Hans Bellmer – Study for Georges Bataille’s L’Histoire de l’oeil (1946)
Bellmer is one of a handful of artists that I don’t really know how to talk about.
I know more people are put off by his sadistic bent and his obsessed penchant for depicting sexualized pubescent female bodies.
I’ll never argue that the vast majority of his work isn’t pornography and I think that to the extent that it includes children, such work is actually unconscionably irresponsible.
The trouble is that the work is of an unusually high quality. Much of it has–rightly, in my mind–earned the distinction of Capital-A Art.
So the question is: does being of an exceptionally high quality give the work a pass when it comes to elements that toe over the line in terms of child pornography?
My background is academic. But–if I may confess something: I’m not a good academic. I have no patience for genuflecting at that Freudian shrine. Yes, the man suggested and subsequently implemented a ‘functional’ framework for quasi-scientific analysis. But the framework was gallingly sexist, heteronormative and largely misguided.
The criticism on Bellmer bends itself into pretzel shapes similar to several of his Dolls, trying to use Freudian notions or Sue Taylor’s ‘feminist’ defense of the artist or Catherine Grant’s Bellmer as ‘queer doubler’ tact.
I can abide pieces of each attempt to justify Bellmer but I can’t really follow them down the garden path to their various conclusions. It’s too much heavy lifting for something that in my mind doesn’t require it.
To my way of seeing, history is Bellmer’s justification. Think of that Picasso quip made when his portrait of Gertrude Stein was criticized because she did not look like her image: she will.
Bellmer’s rage against fascism and the cult of the perfect body do not read as if they’ve dated in 70 years. They very much fit in with the Tumblr erotica vein and with the current emergence of this sort of misplaced hipster nostalgia, these images could have been made a month or two ago. (Note: they’d still stand head and shoulders above similar modern images.)
Ultimately, what I appreciate about Bellmer is that–like Balthus–the mission of his work was to disturb. However, unlike Balthus–who one has the feeling was almost always the smartest person in any room her entered–Bellmer was open and in your face about the considerations underlying the work, while Balthus strenuously avoided any attempt to fuel equivocations about his motivations.
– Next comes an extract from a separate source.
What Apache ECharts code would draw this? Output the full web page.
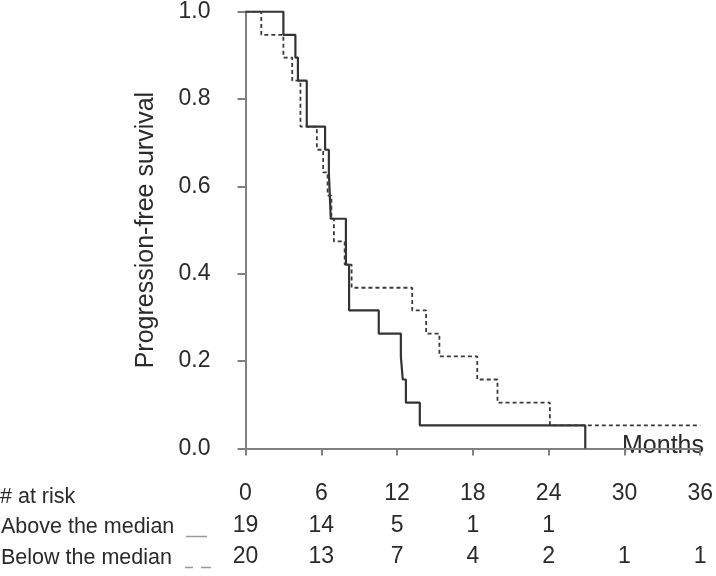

I find it curious that critics are so willing to give Balthus a pass but grin and rub their hands together when it comes to crucifying Bellmer. Yes, Balthus’ work is arguably of greater quality. But there’s something tempestuous, resonant and grotesquely messy to Bellmer. It’s as if Balthus sought to prompt people to ask better questions so that they might receive better answers; while Bellmer was more interested in leading folks to nothing more than being happy with better questions in the face of a world which is incapable of providing anything like what we think of when we think of an answer.